→ STATED EXERCISE
Extract word for word the lines of the listing from its start to the line holding "var badge = 'Market Trends';", both ends kept; pictures are not part of the copy.
-- START DATA --
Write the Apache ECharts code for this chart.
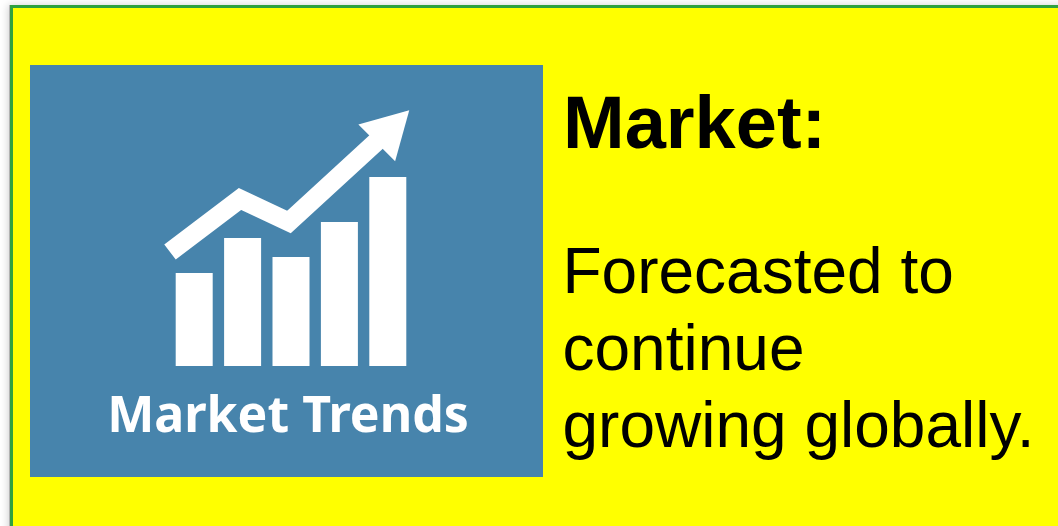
<!DOCTYPE html>
<html>
<head>
<meta charset="utf-8">
<style>html,body{margin:0;padding:0;background:#fff;overflow:hidden}#c{width:1058px;height:526px}</style>
<script src="https://cdn.jsdelivr.net/npm/echarts@6/dist/echarts.min.js"></script>
</head>
<body>
<div id="c"></div>
<script>
var categories = ['1', '2', '3', '4', '5'];
var barValues = [93, 128, 109, 144, 189];
var trendX = [0, 70, 119, 223];
var trendY = [114, 167, 144, 239.5];
var heading = 'Market:';
var bodyLines = ['Forecasted to', 'continue', 'growing globally.'];
var badge = 'Market Trends';

var chart = echarts.init(document.getElementById('c'), null, {renderer: 'canvas'});
var font = '"Liberation Sans", Arial, sans-serif';
var graphics = [
  {type: 'rect', z: 0, silent: true, shape: {x: 9, y: 5, width: 1080, height: 560},
   style: {fill: 'rgba(120,120,120,0.45)', shadowBlur: 8, shadowColor: 'rgba(0,0,0,0.4)', shadowOffsetX: -1}},
  {type: 'rect', z: 0, silent: true, shape: {x: 11.5, y: 6.5, width: 1080, height: 560},
   style: {fill: '#ffff00', stroke: '#2fa13f', lineWidth: 3}},
  {type: 'rect', z: 0, silent: true, shape: {x: 30, y: 65, width: 513, height: 412}, style: {fill: '#4784ac'}},
  {type: 'text', z: 1, silent: true, x: 288, y: 393,
   style: {text: badge, fill: '#ffffff', font: 'bold 50px "Noto Sans", sans-serif', textAlign: 'center', shadowBlur: 2, shadowColor: 'rgba(255,255,255,0.6)'}},
  {type: 'text', z: 1, silent: true, x: 563, y: 91,
   style: {text: heading, fill: '#000000', font: 'bold 74px ' + font}}
];
bodyLines.forEach(function (t, i) {
  graphics.push({type: 'text', z: 1, silent: true, x: 562.5, y: 243 + i * 77,
    style: {text: t, fill: '#000000', font: '64px ' + font}});
});

var trendData = trendX.map(function (x, i) {
  var d = {value: [x, trendY[i]], symbol: 'none'};
  if (i === trendX.length - 1) {
    d.symbol = 'triangle';
    d.symbolSize = [52, 46];
    d.symbolRotate = -45;
  }
  return d;
});

chart.setOption({
  animation: false,
  backgroundColor: '#ffffff',
  graphic: {elements: graphics},
  grid: {left: 170, top: 100, width: 242, height: 266},
  xAxis: [
    {type: 'category', data: categories, show: false, gridIndex: 0},
    {type: 'value', min: 0, max: 242, show: false, gridIndex: 0}
  ],
  yAxis: {type: 'value', min: 0, max: 266, show: false},
  series: [
    {type: 'bar', xAxisIndex: 0, data: barValues, barWidth: 37,
     itemStyle: {color: '#ffffff'}, silent: true, z: 2},
    {type: 'line', xAxisIndex: 1, data: trendData, clip: false, silent: true, z: 3,
     lineStyle: {color: '#ffffff', width: 19, join: 'miter', cap: 'butt'},
     itemStyle: {color: '#ffffff'}}
  ]
});
</script>
</body>
</html>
-- END DATA --
→ FULL ANSWER
Write the Apache ECharts code for this chart.
<!DOCTYPE html>
<html>
<head>
<meta charset="utf-8">
<style>html,body{margin:0;padding:0;background:#fff;overflow:hidden}#c{width:1058px;height:526px}</style>
<script src="https://cdn.jsdelivr.net/npm/echarts@6/dist/echarts.min.js"></script>
</head>
<body>
<div id="c"></div>
<script>
var categories = ['1', '2', '3', '4', '5'];
var barValues = [93, 128, 109, 144, 189];
var trendX = [0, 70, 119, 223];
var trendY = [114, 167, 144, 239.5];
var heading = 'Market:';
var bodyLines = ['Forecasted to', 'continue', 'growing globally.'];
var badge = 'Market Trends';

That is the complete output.